Существует одно явление, которое имеет большое значение в психологической интерпретации, и это явление мы назовем типологическим двойным фокусом мифа и символа. Это значит, что характерным для мифов и сказок является одинаковое воздействие, хотя и различным образом, на противоположные психологические типы ([2]). То есть, как экстраверт, так и интроверт находят "себя" изображенными в мифе и видят в нем обращение к себе. Поэтому для экстраверта миф нужно интерпретировать на объективном уровне, а для интроверта - на субъективном, ([3]) но обе эти интерпретации необходимы и взаимодополняемы.
Например, "пленницу" на объективном уровне следует понимать как реальную живую женщину. Проблема взаимоотношений мужчины и женщины, ее сложности и пути решения будут понятны и самому недалекому уму, если он найдет аналог этому в мифе. Но в примитивные времена, когда вопрос партнера не представлял такой проблемы, какую он представляет сегодня для нас, завоевание и освобождение пленницы означало намного большее.
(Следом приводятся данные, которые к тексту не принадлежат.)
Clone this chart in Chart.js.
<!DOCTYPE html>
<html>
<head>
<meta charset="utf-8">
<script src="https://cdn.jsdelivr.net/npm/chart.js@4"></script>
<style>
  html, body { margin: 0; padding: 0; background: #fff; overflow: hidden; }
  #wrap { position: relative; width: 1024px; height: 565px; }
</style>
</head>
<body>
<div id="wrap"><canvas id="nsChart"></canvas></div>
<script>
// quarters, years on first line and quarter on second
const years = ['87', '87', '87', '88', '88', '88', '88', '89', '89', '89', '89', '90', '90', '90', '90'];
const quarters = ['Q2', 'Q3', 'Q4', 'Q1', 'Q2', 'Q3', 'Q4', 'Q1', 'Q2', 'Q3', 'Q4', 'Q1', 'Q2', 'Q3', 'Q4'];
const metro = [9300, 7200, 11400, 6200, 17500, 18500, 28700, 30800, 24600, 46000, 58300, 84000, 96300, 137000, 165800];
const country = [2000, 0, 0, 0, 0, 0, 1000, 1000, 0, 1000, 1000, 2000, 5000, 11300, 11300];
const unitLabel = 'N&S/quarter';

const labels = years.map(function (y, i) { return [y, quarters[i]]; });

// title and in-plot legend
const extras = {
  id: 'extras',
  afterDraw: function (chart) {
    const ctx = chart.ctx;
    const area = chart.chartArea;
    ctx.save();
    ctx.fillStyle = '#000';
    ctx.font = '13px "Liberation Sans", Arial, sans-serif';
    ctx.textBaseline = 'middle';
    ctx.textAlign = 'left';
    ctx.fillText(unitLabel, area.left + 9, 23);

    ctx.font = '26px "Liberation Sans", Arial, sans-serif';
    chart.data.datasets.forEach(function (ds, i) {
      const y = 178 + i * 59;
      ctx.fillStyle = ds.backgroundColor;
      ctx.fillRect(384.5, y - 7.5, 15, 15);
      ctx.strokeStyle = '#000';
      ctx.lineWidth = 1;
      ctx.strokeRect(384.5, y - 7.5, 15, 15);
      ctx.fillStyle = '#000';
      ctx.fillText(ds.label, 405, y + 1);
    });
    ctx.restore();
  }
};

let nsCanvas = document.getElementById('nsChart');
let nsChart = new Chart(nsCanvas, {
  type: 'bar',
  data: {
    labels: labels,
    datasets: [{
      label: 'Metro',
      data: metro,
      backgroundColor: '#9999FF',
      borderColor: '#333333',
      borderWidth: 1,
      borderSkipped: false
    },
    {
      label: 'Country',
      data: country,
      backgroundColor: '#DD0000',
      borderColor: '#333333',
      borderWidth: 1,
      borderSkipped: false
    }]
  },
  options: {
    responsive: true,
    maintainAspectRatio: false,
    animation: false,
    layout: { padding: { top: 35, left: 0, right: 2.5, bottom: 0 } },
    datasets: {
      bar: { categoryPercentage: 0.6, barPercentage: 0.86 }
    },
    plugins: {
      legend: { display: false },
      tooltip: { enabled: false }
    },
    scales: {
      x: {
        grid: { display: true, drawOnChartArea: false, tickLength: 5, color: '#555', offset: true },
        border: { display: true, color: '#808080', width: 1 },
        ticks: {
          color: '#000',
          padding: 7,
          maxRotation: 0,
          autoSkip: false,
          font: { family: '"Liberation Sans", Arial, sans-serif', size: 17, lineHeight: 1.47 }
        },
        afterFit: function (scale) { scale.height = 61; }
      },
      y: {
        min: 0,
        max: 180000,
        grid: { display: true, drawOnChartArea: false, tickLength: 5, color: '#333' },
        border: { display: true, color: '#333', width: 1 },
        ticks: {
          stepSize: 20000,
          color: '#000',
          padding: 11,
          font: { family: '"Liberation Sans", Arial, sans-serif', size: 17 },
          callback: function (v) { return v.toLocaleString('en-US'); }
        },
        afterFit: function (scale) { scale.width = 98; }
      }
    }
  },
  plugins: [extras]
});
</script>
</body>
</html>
Борьба за нее была формой встречи мужчины и женщины, но, подобно Первой Матери и Первому Отцу, эта женщина является надличностной и символизирует коллективный психический элемент человечества.
Таким образом, наряду с объективной интерпретацией, с самого начала существует другая, настолько же обоснованная интерпретация, которая видит пленницу как нечто внутреннее - то есть саму душу. Мифы затрагивают отношение мужского Эго к этой душе, приключения и опасности борьбы и ее окончательное освобождения Волшебное и нереальное в событиях, достижение цели борьбы с драконом, выдвигается на такое видное место, что происходящее на психическом заднем плане - а для интроверта именно это является центром внимания - несомненно должно было отразиться в мифологическом символизме.